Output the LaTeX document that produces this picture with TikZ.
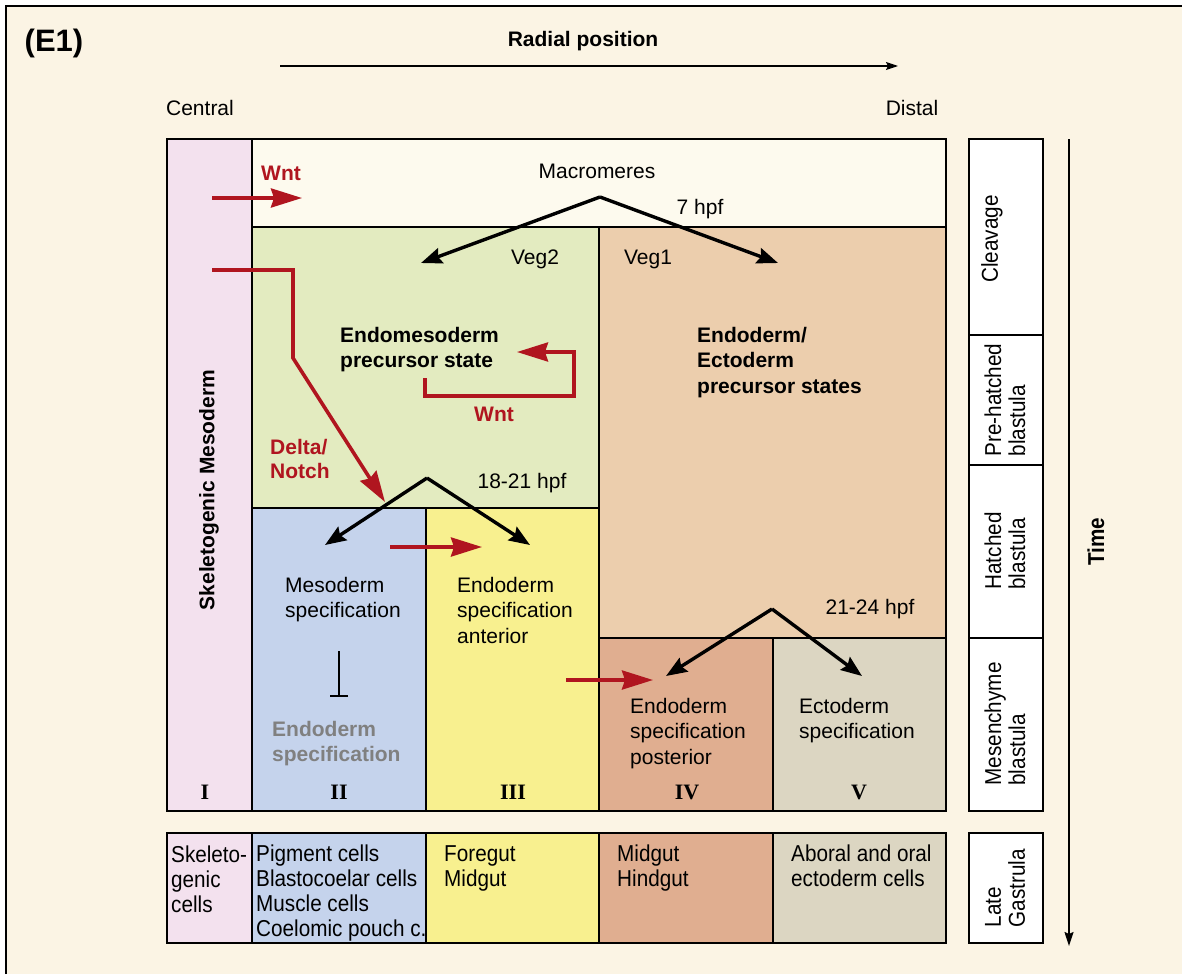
\documentclass[tikz,border=0pt]{standalone}
\usepackage{fontspec}
\setmainfont{Liberation Sans}
\newfontfamily\narrowfont{Liberation Sans}[FakeStretch=0.9]
\newfontfamily\romanfont{Liberation Serif}
\usetikzlibrary{arrows.meta}

\definecolor{bgcream}{HTML}{FBF4E4}
\definecolor{skelpink}{HTML}{F3E1EE}
\definecolor{macro}{HTML}{FDFAEE}
\definecolor{veggreen}{HTML}{E3EBC0}
\definecolor{vegorange}{HTML}{ECCEAD}
\definecolor{mesoblue}{HTML}{C5D3EC}
\definecolor{endoyellow}{HTML}{F8F08F}
\definecolor{postsalmon}{HTML}{E0AE90}
\definecolor{ectobeige}{HTML}{DCD6C2}
\definecolor{sigred}{HTML}{B0151F}
\definecolor{fadegray}{HTML}{808080}

\tikzset{
  cell/.style={draw=black, line width=1.8pt},
  stagebox/.style={draw=black, line width=1.8pt, fill=white},
  lbl/.style={font=\fontsize{21}{25.3}\selectfont, align=left, inner sep=0pt},
  boldlbl/.style={font=\fontsize{21}{25.3}\selectfont\bfseries, align=left, inner sep=0pt},
  redlbl/.style={font=\fontsize{21}{24}\selectfont\bfseries, text=sigred, align=left, inner sep=0pt},
  fatelbl/.style={font=\narrowfont\fontsize{23}{25}\selectfont, align=left, inner sep=0pt, anchor=north west},
  stagelbl/.style={font=\narrowfont\fontsize{23}{24}\selectfont, align=left, inner sep=0pt, rotate=90},
  numlbl/.style={font=\romanfont\fontsize{22}{22}\selectfont\bfseries, inner sep=0pt},
  redarrow/.style={draw=sigred, line width=3.6pt, -{Stealth[length=31pt,width=19pt,inset=3pt]}},
  splitarrow/.style={draw=black, line width=3.4pt, line join=miter, -{Stealth[length=21pt,width=16pt,inset=3pt]}},
}

\begin{document}
\begin{tikzpicture}[x=1pt,y=-1pt]
\useasboundingbox (0,0) rectangle (1182,974);
\fill[white] (0,0) rectangle (1182,974);
\fill[bgcream] (6,6) rectangle (1182,974);
\draw[line width=2.4pt] (6,974) -- (6,6) -- (1182,6);

% heading and radial axis
\node[font=\fontsize{31}{34}\selectfont\bfseries, inner sep=0pt] (panel) at (54,43) {(E1)};
\node[font=\fontsize{21}{24}\selectfont\bfseries, inner sep=0pt] (radial) at (583,41) {Radial position};
\coordinate (radS) at (280,66);
\coordinate (radE) at (898,66);
\draw[line width=1.4pt, -{Stealth[length=12pt,width=8pt,inset=2pt]}] (radS) -- (radE);
\node[lbl] (central) at (200,108) {Central};
\node[lbl] (distal) at (912,108) {Distal};

% main grid of territories
\path[cell, fill=skelpink] (167,139) rectangle (252,811);
\path[cell, fill=macro] (252,139) rectangle (946,227);
\path[cell, fill=veggreen] (252,227) rectangle (599,508);
\path[cell, fill=vegorange] (599,227) rectangle (946,638);
\path[cell, fill=mesoblue] (252,508) rectangle (426,811);
\path[cell, fill=endoyellow] (426,508) rectangle (599,811);
\path[cell, fill=postsalmon] (599,638) rectangle (773,811);
\path[cell, fill=ectobeige] (773,638) rectangle (946,811);

% fates row
\path[cell, fill=skelpink] (167,833) rectangle (252,943);
\path[cell, fill=mesoblue] (252,833) rectangle (426,943);
\path[cell, fill=endoyellow] (426,833) rectangle (599,943);
\path[cell, fill=postsalmon] (599,833) rectangle (773,943);
\path[cell, fill=ectobeige] (773,833) rectangle (946,943);

% stage column
\path[stagebox] (969,139) rectangle (1043,335);
\path[stagebox] (969,335) rectangle (1043,465);
\path[stagebox] (969,465) rectangle (1043,638);
\path[stagebox] (969,638) rectangle (1043,811);
\path[stagebox] (969,833) rectangle (1043,943);
\node[stagelbl] (cleav) at (992,239) {Cleavage};
\node[stagelbl] (prehatch) at (1005,400) {Pre-hatched\\blastula};
\node[stagelbl] (hatch) at (1005,551) {Hatched\\blastula};
\node[stagelbl] (mesench) at (1005,724) {Mesenchyme\\blastula};
\node[stagelbl] (lategas) at (1005,888) {Late\\Gastrula};

% time axis
\coordinate (timeS) at (1069,139);
\coordinate (timeE) at (1069,946);
\draw[line width=1.6pt, -{Stealth[length=14pt,width=9pt,inset=2pt]}] (timeS) -- (timeE);
\node[font=\narrowfont\fontsize{23}{24}\selectfont\bfseries, rotate=90, inner sep=0pt] (time) at (1096,542) {Time};

% territory texts
\node[font=\fontsize{21}{24}\selectfont\bfseries, rotate=90, inner sep=0pt] (skel) at (209,490) {Skeletogenic Mesoderm};
\node[lbl] (macromeres) at (597,171) {Macromeres};
\node[lbl] (hpf7) at (700,209) {7 hpf};
\node[lbl] (veg2) at (535,259) {Veg2};
\node[lbl] (veg1) at (648,259) {Veg1};
\node[boldlbl, anchor=north west] (emprec) at (340,327) {Endomesoderm\\precursor state};
\node[boldlbl, anchor=north west] (eeprec) at (697,327) {Endoderm/\\Ectoderm\\precursor states};
\node[lbl] (hpf18) at (522,483) {18-21 hpf};
\node[lbl] (hpf21) at (870,609) {21-24 hpf};
\node[lbl, anchor=north west] (mesospec) at (285,577) {Mesoderm\\specification};
\node[lbl, anchor=north west] (endoant) at (457,577) {Endoderm\\specification\\anterior};
\node[boldlbl, text=fadegray, anchor=north west] (endogray) at (272,721) {Endoderm\\specification};
\node[lbl, anchor=north west] (endopost) at (630,698) {Endoderm\\specification\\posterior};
\node[lbl, anchor=north west] (ectospec) at (799,698) {Ectoderm\\specification};

% territory numerals
\node[numlbl] (numI) at (205,792) {I};
\node[numlbl] (numII) at (339,792) {II};
\node[numlbl] (numIII) at (513,792) {III};
\node[numlbl] (numIV) at (687,792) {IV};
\node[numlbl] (numV) at (859,792) {V};

% fate texts
\node[fatelbl] (skelcells) at (171,846) {Skeleto-\\genic\\cells};
\node[fatelbl] (mesocells) at (256,845) {Pigment cells\\Blastocoelar cells\\Muscle cells\\Coelomic pouch c.};
\node[fatelbl] (foregut) at (444,845) {Foregut\\Midgut};
\node[fatelbl] (midgut) at (617,845) {Midgut\\Hindgut};
\node[fatelbl] (ectocells) at (791,845) {Aboral and oral\\ectoderm cells};

% lineage splits
\coordinate (apex1) at (600,197);
\coordinate (veg2tip) at (421,263);
\coordinate (veg1tip) at (778,263);
\draw[splitarrow] (apex1) -- (veg2tip);
\draw[splitarrow] (apex1) -- (veg1tip);
\coordinate (apex2) at (427,478);
\coordinate (mesotip) at (325,545);
\coordinate (anttip) at (530,545);
\draw[splitarrow] (apex2) -- (mesotip);
\draw[splitarrow] (apex2) -- (anttip);
\coordinate (apex3) at (772,609);
\coordinate (posttip) at (666,676);
\coordinate (ectotip) at (862,676);
\draw[splitarrow] (apex3) -- (posttip);
\draw[splitarrow] (apex3) -- (ectotip);

% inhibition of endoderm within the mesoderm territory
\coordinate (inhS) at (339,651);
\coordinate (inhE) at (339,697);
\draw[line width=1.6pt, -{Bar[width=18pt]}] (inhS) -- (inhE);

% signalling inputs
\node[redlbl] (wnt1) at (281,173) {Wnt};
\coordinate (wnt1S) at (212,198);
\coordinate (wnt1E) at (302,198);
\draw[redarrow] (wnt1S) -- (wnt1E);

\coordinate (dnS) at (212,270);
\coordinate (dnC1) at (293,270);
\coordinate (dnC2) at (293,358);
\coordinate (dnE) at (385,502);
\draw[redarrow, line join=miter] (dnS) -- (dnC1) -- (dnC2) -- (dnE);
\node[redlbl, anchor=north west] (deltanotch) at (270,439) {Delta/\\Notch};

\coordinate (loopS) at (425,378);
\coordinate (loopA) at (425,396);
\coordinate (loopB) at (574,396);
\coordinate (loopC) at (574,352);
\coordinate (loopE) at (517,352);
\draw[redarrow, line join=miter] (loopS) -- (loopA) -- (loopB) -- (loopC) -- (loopE);
\node[redlbl] (wnt2) at (494,414) {Wnt};

\coordinate (relay1S) at (390,547);
\coordinate (relay1E) at (482,547);
\draw[redarrow] (relay1S) -- (relay1E);
\coordinate (relay2S) at (566,680);
\coordinate (relay2E) at (653,680);
\draw[redarrow] (relay2S) -- (relay2E);
\end{tikzpicture}
\end{document}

━━━━━━

Job | From the first line above to the line containing "(6,6) -- (1182,6);", repeat each line exactly. Pictures stay out.

Response to the task |
Output the LaTeX document that produces this picture with TikZ.
\documentclass[tikz,border=0pt]{standalone}
\usepackage{fontspec}
\setmainfont{Liberation Sans}
\newfontfamily\narrowfont{Liberation Sans}[FakeStretch=0.9]
\newfontfamily\romanfont{Liberation Serif}
\usetikzlibrary{arrows.meta}

\definecolor{bgcream}{HTML}{FBF4E4}
\definecolor{skelpink}{HTML}{F3E1EE}
\definecolor{macro}{HTML}{FDFAEE}
\definecolor{veggreen}{HTML}{E3EBC0}
\definecolor{vegorange}{HTML}{ECCEAD}
\definecolor{mesoblue}{HTML}{C5D3EC}
\definecolor{endoyellow}{HTML}{F8F08F}
\definecolor{postsalmon}{HTML}{E0AE90}
\definecolor{ectobeige}{HTML}{DCD6C2}
\definecolor{sigred}{HTML}{B0151F}
\definecolor{fadegray}{HTML}{808080}

\tikzset{
  cell/.style={draw=black, line width=1.8pt},
  stagebox/.style={draw=black, line width=1.8pt, fill=white},
  lbl/.style={font=\fontsize{21}{25.3}\selectfont, align=left, inner sep=0pt},
  boldlbl/.style={font=\fontsize{21}{25.3}\selectfont\bfseries, align=left, inner sep=0pt},
  redlbl/.style={font=\fontsize{21}{24}\selectfont\bfseries, text=sigred, align=left, inner sep=0pt},
  fatelbl/.style={font=\narrowfont\fontsize{23}{25}\selectfont, align=left, inner sep=0pt, anchor=north west},
  stagelbl/.style={font=\narrowfont\fontsize{23}{24}\selectfont, align=left, inner sep=0pt, rotate=90},
  numlbl/.style={font=\romanfont\fontsize{22}{22}\selectfont\bfseries, inner sep=0pt},
  redarrow/.style={draw=sigred, line width=3.6pt, -{Stealth[length=31pt,width=19pt,inset=3pt]}},
  splitarrow/.style={draw=black, line width=3.4pt, line join=miter, -{Stealth[length=21pt,width=16pt,inset=3pt]}},
}

\begin{document}
\begin{tikzpicture}[x=1pt,y=-1pt]
\useasboundingbox (0,0) rectangle (1182,974);
\fill[white] (0,0) rectangle (1182,974);
\fill[bgcream] (6,6) rectangle (1182,974);
\draw[line width=2.4pt] (6,974) -- (6,6) -- (1182,6);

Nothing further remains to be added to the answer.